Les grands-parents avaient demandé à Rav Israël son opinion mais il ne se sentait pas la force de prendre une décision, préférant laisser cette responsabilité à un chef du peuple juif. Il proposa d’écrire, à la place de la famille, aux personnalités rabbiniques marquantes de l’époque. Au total, il envoya une lettre à vingt-trois sommités, expliquant la situation et demandant s’il fallait procéder à l’opération ou non. Or, après la guerre, le peuple juif était tellement choqué par l’ampleur du désastre, il y avait tant de questions insolubles, tant de douleur que les rabbins ne savaient plus à qui répondre.

Mais il reçut néanmoins une réponse. Une sur vingt-trois.

Le seul qui répondit fut le Rabbi de Loubavitch.

Il écrivit que son cœur saignait à la lecture de tant de peine mais qu’il se sentait incapable de répondre à la question. Cependant, il mit en avant une suggestion qu’il avait entendue de son défunt beau-père, le Rabbi (précédent) : celui qui étudie ‘Hitat chaque jour connaît la délivrance.
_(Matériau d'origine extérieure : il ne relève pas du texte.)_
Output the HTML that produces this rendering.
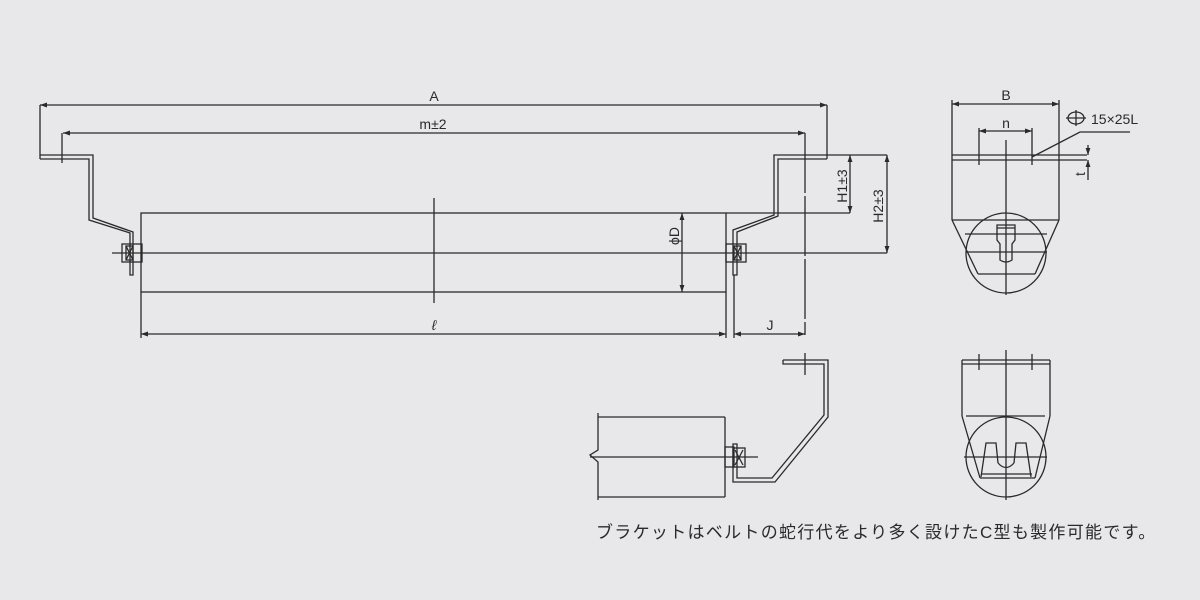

Qu’est-ce que ‘Hitat ? C’est l’abréviation de ‘Houmach (les cinq livres de Moïse), Tehilim (les Psaumes du roi David) et Tanya (l’œuvre maîtresse de Rabbi Chnéor Zalman de Lyadi, fondateur du mouvement ‘HaBaD). Le Rabbi recommandait que mon père commence à étudier chaque jour une portion de cette étude telle qu’elle avait été définie par le Rabbi précédent.

Comme le Rabbi avait été le seul à répondre, Rav Israël décida de lui téléphoner directement. Après beaucoup d’efforts (car, à cette époque, il était difficile de téléphoner à l’étranger), il contacta le secrétariat du Rabbi et indiqua que la suggestion du Rabbi n’était pas possible car mon père était bien trop faible pour étudier ‘Hitat. On lui répondit que, dans ce cas, un autre membre de la famille devait le faire à sa place.

- Mais il a perdu toute sa famille pendant la guerre ! s’exclama Rav Israël.

- Alors le Rabbi suggère qu’un ami se porte volontaire pour cela, lui répondit le secrétaire.

Bien qu’il ne fût pas Loubavitch, Rav Israël prit très au sérieux la directive du Rabbi et devint cet ami qui étudiait ‘Hitat à la place de mon père. C’est ce qu’il raconta à mon frère.

Au bout de six semaines, mon père s’était remarquablement remis et les médecins évoquèrent son éventuelle sortie de l’hôpital, ce qui se réalisa effectivement six semaines plus tard.

Mon père suivit alors le conseil de Rav Schwab de la Yechiva de Gateshead qui cita le dicton talmudique : « Celui qui change d’endroit change de Mazal, destin ». Et c’est la raison pour laquelle nous avons déménagé à Gateshead quand j’eus cinq ans.

A partir de ce moment, mon père vécut en bonne santé, put travailler et même s’impliquer activement dans les affaires communautaires, jusqu’à un âge avancé.

Lors de cette conversation, Rav Israël avait précisé quelque chose d’étonnant : « Je n’ai jamais cessé d’étudier ‘Hitat chaque jour depuis quarante ans. Et j’ai très certainement l’intention de continuer ! ».

Je transmets cette histoire parce qu’elle démontre qu’on ne peut pas savoir par quel canal spirituel nous sommes nourris.

Et cela me fait réfléchir à tout ce que le Rabbi a fait et continue de faire pour nous.